PAT练习题(甲级) 1011 World Cup Betting (20分)(Java实现)

PAT练习题 1011 World Cup Betting (20分)

    • 题干
    • 题意
    • 解题思路
    • 注意事项
    • 代码实现
      • BufferedReader方法
      • Scanner方法
    • 运行时间
      • BufferedReader方法
      • Scanner方法

题干

With the 2010 FIFA World Cup running, football fans the world over were becoming increasingly excited as the best players from the best teams doing battles for the World Cup trophy in South Africa. Similarly, football betting fans were putting their money where their mouths were, by laying all manner of World Cup bets.

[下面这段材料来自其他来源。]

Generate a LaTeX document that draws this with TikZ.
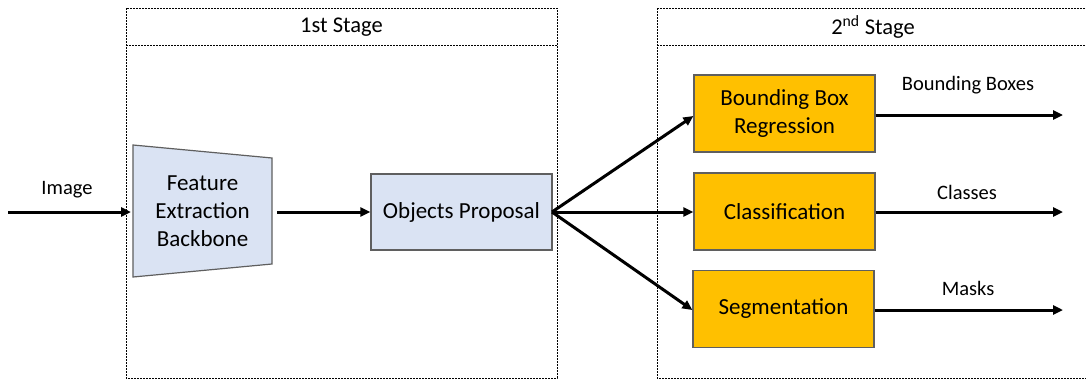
\documentclass[tikz,border=0pt]{standalone}
\usepackage{fontspec}
\setmainfont{Carlito}
\usetikzlibrary{arrows.meta}
\definecolor{boxblue}{HTML}{DAE3F3}
\definecolor{boxorange}{HTML}{FFC000}
\definecolor{edgegray}{HTML}{5F5F5F}
\begin{document}
\begin{tikzpicture}[x=1pt,y=-1pt,
  stageframe/.style={draw=black,line width=0.8pt,dash pattern=on 2pt off 1pt},
  bluebox/.style={draw=edgegray,line width=1.2pt,fill=boxblue,minimum width=181pt,minimum height=76pt,
    align=center,font=\fontsize{23}{28}\selectfont,inner sep=0pt},
  orangebox/.style={draw=edgegray,line width=1.2pt,fill=boxorange,minimum width=181pt,minimum height=77pt,
    align=center,font=\fontsize{23}{28}\selectfont,inner sep=0pt},
  lbl/.style={font=\fontsize{20.5}{24}\selectfont,inner sep=0pt},
  stagelbl/.style={font=\fontsize{22.5}{26}\selectfont,inner sep=0pt},
  flow/.style={line width=3pt,-{Triangle[length=10pt,width=9pt]}}]
\useasboundingbox (0,0) rectangle (1086,380);
\clip (0,0) rectangle (1086,380);
\fill[white] (0,0) rectangle (1086,380);

% stage frames with header bands
\draw[stageframe] (126,8) rectangle (557,378);
\draw[stageframe] (126,45) -- (557,45);
\node[stagelbl] (s1) at (341.5,27) {1st Stage};
\draw[stageframe] (657,8) rectangle (1092,378);
\draw[stageframe] (657,45) -- (1092,45);
\node[stagelbl] (s2) at (873,27) {2\textsuperscript{nd} Stage};

% feature extraction backbone (trapezoid)
\draw[draw=edgegray,line width=1.2pt,fill=boxblue] (133,145) -- (272,158) -- (272,264) -- (133,277) -- cycle;
\node[align=center,font=\fontsize{23}{28}\selectfont] (fe) at (202.5,211) {Feature\\Extraction\\Backbone};
\coordinate (feL) at (131,212);
\coordinate (feR) at (277,212);

% objects proposal
\node[bluebox] (op) at (461.5,212) {Objects Proposal};
\coordinate (fork) at (552,212);

% second stage heads
\node[orangebox] (bb) at (784.5,113.5) {Bounding Box\\Regression};
\node[orangebox] (cl) at (784.5,211.5) {Classification};
\node[orangebox] (sg) at (783.5,309) {Segmentation};

% inputs and outputs
\coordinate (in) at (8,212);
\node[lbl] (imgl) at (67,190) {Image};
\coordinate (o1) at (1063,115);
\coordinate (o2) at (1063,212);
\coordinate (o3) at (1063,310);
\node[lbl] (l1) at (968,85) {Bounding Boxes};
\node[lbl] (l2) at (967,192) {Classes};
\node[lbl] (l3) at (968,288) {Masks};

% connectors
\draw[flow] (in) -- (feL);
\draw[flow] (feR) -- (op.west);
\draw[flow] (fork) -- (bb.west |- 0,116);
\draw[flow] (fork) -- (cl.west |- fork);
\draw[flow] (fork) -- (sg.west |- 0,310);
\draw[flow] (bb.east |- o1) -- (o1);
\draw[flow] (cl.east |- o2) -- (o2);
\draw[flow] (sg.east |- o3) -- (o3);
\end{tikzpicture}
\end{document}
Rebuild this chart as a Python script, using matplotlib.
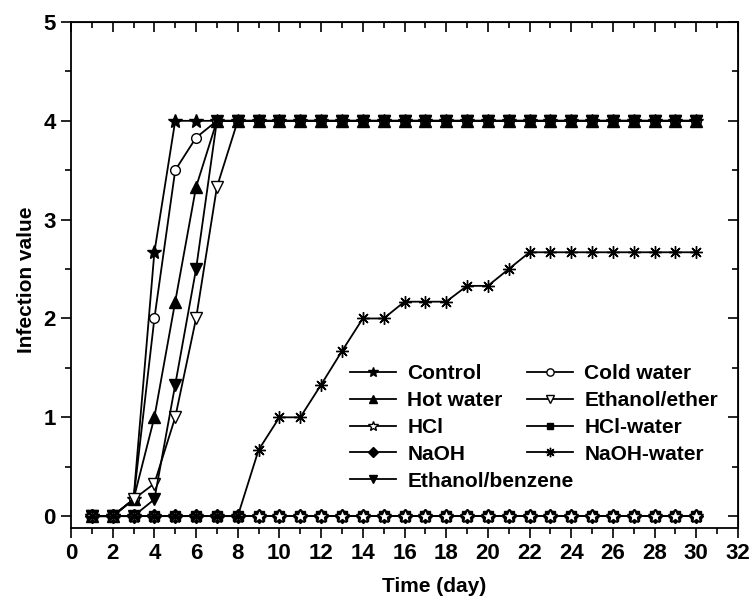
import matplotlib

matplotlib.use("Agg")
import matplotlib.pyplot as plt
from matplotlib.lines import Line2D

plt.rcParams["font.family"] = ["Liberation Sans", "DejaVu Sans"]
plt.rcParams["font.weight"] = "bold"

days = list(range(1, 31))

# infection value per day (day 1..30)
control = [0, 0, 0.17, 2.67] + [4] * 26
cold_water = [0, 0, 0.17, 2.0, 3.5, 3.83] + [4] * 24
hot_water = [0, 0, 0.17, 1.0, 2.17, 3.33] + [4] * 24
ethanol_ether = [0, 0, 0.17, 0.33, 1.0, 2.0, 3.33] + [4] * 23
ethanol_benzene = [0, 0, 0, 0.17, 1.33, 2.5] + [4] * 24
hcl = [0] * 30
hcl_water = [0] * 30
naoh = [0] * 30
naoh_water = [0] * 8 + [0.67, 1.0, 1.0, 1.33, 1.67, 2.0, 2.0, 2.17, 2.17, 2.17,
                        2.33, 2.33, 2.5] + [2.67] * 9

x_ticks = list(range(0, 33, 2))
y_ticks = [0, 1, 2, 3, 4, 5]

W, H = 753, 601
fig = plt.figure(figsize=(W / 100, H / 100), dpi=100)
ax = fig.add_axes([71 / W, 1 - 528 / H, (738 - 71) / W, (528 - 22) / H])

lw = 1.3
# (label, data, marker, filled, size) in drawing order
series = [
    ("Control", control, "*", True, 10),
    ("Cold water", cold_water, "o", False, 7),
    ("Hot water", hot_water, "^", True, 8),
    ("Ethanol/ether", ethanol_ether, "v", False, 8),
    ("Ethanol/benzene", ethanol_benzene, "v", True, 8),
    ("HCl-water", hcl_water, "s", True, 6.5),
    ("NaOH", naoh, "D", True, 7),
    ("HCl", hcl, "*", False, 10),
    ("NaOH-water", naoh_water, (8, 2, 0), False, 9),
]

handles = {}
for label, vals, mk, filled, ms in series:
    h, = ax.plot(days, vals, color="black", lw=lw, marker=mk, ms=ms,
                 mfc="black" if filled else "white", mec="black", mew=1.0,
                 label=label, clip_on=False)
    handles[label] = h

ax.set_xlim(0, 32)
ax.set_ylim(-0.12, 5)
ax.set_xticks(x_ticks)
ax.set_xticks(range(0, 33), minor=True)
ax.set_yticks(y_ticks)
ax.set_yticks([i * 0.5 for i in range(0, 11)], minor=True)
ax.tick_params(which="both", direction="out", width=1.2, labelsize=16,
               top=False, right=False, pad=4)
ax.tick_params(which="major", length=7)
ax.tick_params(which="minor", length=4)
for s in ax.spines.values():
    s.set_linewidth(1.3)

# inward ticks on top and right
sec_x = ax.secondary_xaxis("top")
sec_x.set_xticks(x_ticks)
sec_x.set_xticks(range(0, 33), minor=True)
sec_x.tick_params(which="both", direction="in", labeltop=False, width=1.2)
sec_x.tick_params(which="major", length=7)
sec_x.tick_params(which="minor", length=4)
sec_y = ax.secondary_yaxis("right")
sec_y.set_yticks(y_ticks)
sec_y.set_yticks([i * 0.5 for i in range(0, 11)], minor=True)
sec_y.tick_params(which="both", direction="in", labelright=False, width=1.2)
sec_y.tick_params(which="major", length=7)
sec_y.tick_params(which="minor", length=4)

ax.set_xlabel("Time (day)", fontsize=15, fontweight="bold")
ax.xaxis.set_label_coords(0.545, -0.097)
ax.set_ylabel("Infection value", fontsize=15, fontweight="bold")
ax.yaxis.set_label_coords(-0.052, 0.49)

col1 = ["Control", "Hot water", "HCl", "NaOH", "Ethanol/benzene"]
col2 = ["Cold water", "Ethanol/ether", "HCl-water", "NaOH-water"]


def proxy(h):
    return Line2D([], [], color="black", lw=lw, marker=h.get_marker(),
                  ms=h.get_markersize() * 0.75, mfc=h.get_markerfacecolor(),
                  mec="black", mew=1.0)


leg_kw = dict(loc="upper left", frameon=False, fontsize=15, borderpad=0,
              borderaxespad=0, handlelength=2.2, handletextpad=0.55,
              labelspacing=0.38, bbox_transform=fig.transFigure)
leg1 = ax.legend([proxy(handles[k]) for k in col1], col1,
                 bbox_to_anchor=(350 / W, 1 - 364 / H), **leg_kw)
ax.add_artist(leg1)
ax.legend([proxy(handles[k]) for k in col2], col2,
          bbox_to_anchor=(527 / W, 1 - 364 / H), **leg_kw)

fig.savefig("out.png", dpi=100)
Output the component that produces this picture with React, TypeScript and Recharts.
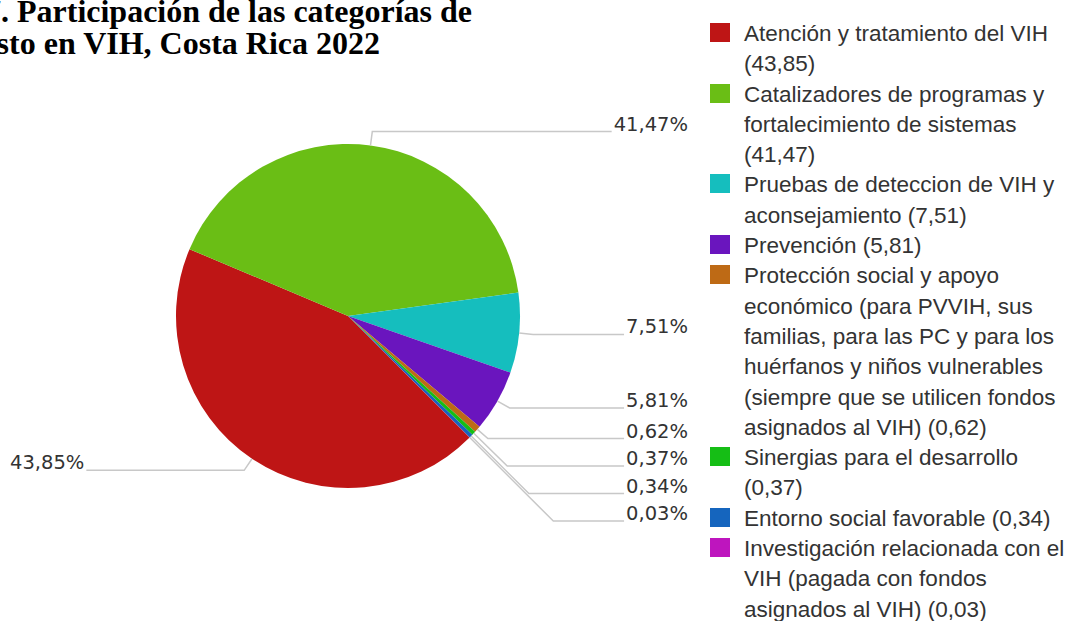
import React from 'react';
import { PieChart, Pie, Cell, Legend } from 'recharts';

const categories = [
  'Atención y tratamiento del VIH',
  'Catalizadores de programas y fortalecimiento de sistemas',
  'Pruebas de deteccion de VIH y aconsejamiento',
  'Prevención',
  'Protección social y apoyo económico (para PVVIH, sus familias, para las PC y para los huérfanos y niños vulnerables (siempre que se utilicen fondos asignados al VIH)',
  'Sinergias para el desarrollo',
  'Entorno social favorable',
  'Investigación relacionada con el VIH (pagada con fondos asignados al VIH)',
];
const values = [43.85, 41.47, 7.51, 5.81, 0.62, 0.37, 0.34, 0.03];
const colors = ['#BE1515', '#6ABE15', '#15BEBE', '#6A15BE', '#BE6A15', '#15BE15', '#1565BE', '#BE15BE'];
const titleLines = ['7. Participación de las categorías de', 'gasto en VIH, Costa Rica 2022'];

const data = categories.map((name, i) => ({ name, value: values[i] }));

const CX = 348;
const CY = 316;
const R = 172;
const START = -45;
const LABEL_FONT = '19.5px "DejaVu Sans"';
const LABEL_GAP = 27.5;
const RIGHT_X = 688;
const LEFT_X = 10;

const fmt = (v: number) => v.toFixed(2).replace('.', ',');

let canvas: HTMLCanvasElement | null = null;
function textWidth(t: string) {
  if (!canvas) canvas = document.createElement('canvas');
  const ctx = canvas.getContext('2d');
  if (!ctx) return t.length * 11;
  ctx.font = LABEL_FONT;
  return ctx.measureText(t).width;
}

type LayoutItem = { right: boolean; natX: number; natY: number; y: number; bx: number };

function computeLayout(): LayoutItem[] {
  const total = values.reduce((a, b) => a + b, 0);
  let ang = START;
  const items: LayoutItem[] = values.map((v) => {
    const sweep = (-360 * v) / total;
    const mid = ang + sweep / 2;
    ang += sweep;
    const rad = (mid * Math.PI) / 180;
    const cos = Math.cos(rad);
    const sin = Math.sin(rad);
    const RR = R + 14;
    const natX = CX + RR * cos;
    const natY = CY - RR * sin;
    return { right: cos >= 0, natX, natY, y: natY, bx: natX };
  });
  [true, false].forEach((side) => {
    const idx = items.map((it, i) => i).filter((i) => items[i].right === side);
    idx.sort((a, b) => items[a].natY - items[b].natY);
    let prev = -Infinity;
    idx.forEach((i) => {
      const it = items[i];
      it.y = Math.max(it.natY, prev + LABEL_GAP);
      prev = it.y;
      const d = it.y - it.natY;
      it.bx = side ? it.natX + d : it.natX - d;
    });
  });
  return items;
}

const layout = computeLayout();

const renderLabel = (props: any) => {
  const { cx, cy, midAngle, outerRadius, index, percent } = props;
  const L = layout[index];
  const rad = (-midAngle * Math.PI) / 180;
  const sx = cx + outerRadius * Math.cos(rad);
  const sy = cy + outerRadius * Math.sin(rad);
  const text = fmt(percent * 100) + '%';
  const w = textWidth(text);
  const ex = L.right ? RIGHT_X - w - 2 : LEFT_X + w + 2;
  const tx = L.right ? RIGHT_X : LEFT_X;
  return (
    <g key={`lbl-${index}`}>
      <polyline
        points={`${sx},${sy} ${L.bx},${L.y} ${ex},${L.y}`}
        fill="none"
        stroke="#c8c8c8"
        strokeWidth={1.5}
      />
      <text
        x={tx}
        y={L.y - 1}
        textAnchor={L.right ? 'end' : 'start'}
        fontFamily="DejaVu Sans"
        fontSize={19.5}
        fill="#333"
      >
        {text}
      </text>
    </g>
  );
};

const LegendContent = () => (
  <div style={{ fontFamily: '"Liberation Sans", Arial, sans-serif', fontSize: 22.5, lineHeight: '30.3px', color: '#333' }}>
    {categories.map((c, i) => (
      <div key={c} style={{ display: 'flex', alignItems: 'flex-start' }}>
        <div style={{ width: 20, height: 19, marginTop: 4, marginRight: 14, background: colors[i], flexShrink: 0 }} />
        <div style={{ width: 324 }}>{`${c} (${fmt(values[i])})`}</div>
      </div>
    ))}
  </div>
);

export default function App() {
  return (
    <div style={{ position: 'absolute', left: 0, top: 0, width: 1068, height: 621, overflow: 'hidden', background: '#fff' }}>
      {titleLines.map((t, i) => (
        <div
          key={t}
          style={{
            position: 'absolute',
            right: i === 0 ? 1068 - 472 : 1068 - 380,
            top: -5.4 + i * 32.6,
            whiteSpace: 'nowrap',
            fontFamily: '"Liberation Serif", "Times New Roman", serif',
            fontWeight: 'bold',
            fontSize: 32,
            lineHeight: '32.6px',
            color: '#000',
          }}
        >
          {t}
        </div>
      ))}
      <div style={{ position: 'absolute', left: 0, top: 0 }}>
        <PieChart width={1068} height={621} margin={{ top: 0, right: 0, bottom: 0, left: 0 }}>
          <Pie
            data={data}
            dataKey="value"
            nameKey="name"
            cx={CX}
            cy={CY}
            outerRadius={R}
            startAngle={START}
            endAngle={START - 360}
            stroke="none"
            isAnimationActive={false}
            label={renderLabel}
            labelLine={false}
          >
            {data.map((d, i) => (
              <Cell key={d.name} fill={colors[i]} stroke="none" />
            ))}
          </Pie>
          <Legend
            content={() => <LegendContent />}
            wrapperStyle={{ position: 'absolute', left: 710, top: 19, width: 358, height: 602 }}
          />
        </PieChart>
      </div>
    </div>
  );
}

Chinese Football Lottery provided a “Triple Winning” game. The rule of winning was simple: first select any three of the games. Then for each selected game, bet on one of the three possible results – namely W for win, T for tie, and L for lose. There was an odd assigned to each result. The winner’s odd would be the product of the three odds times 65%.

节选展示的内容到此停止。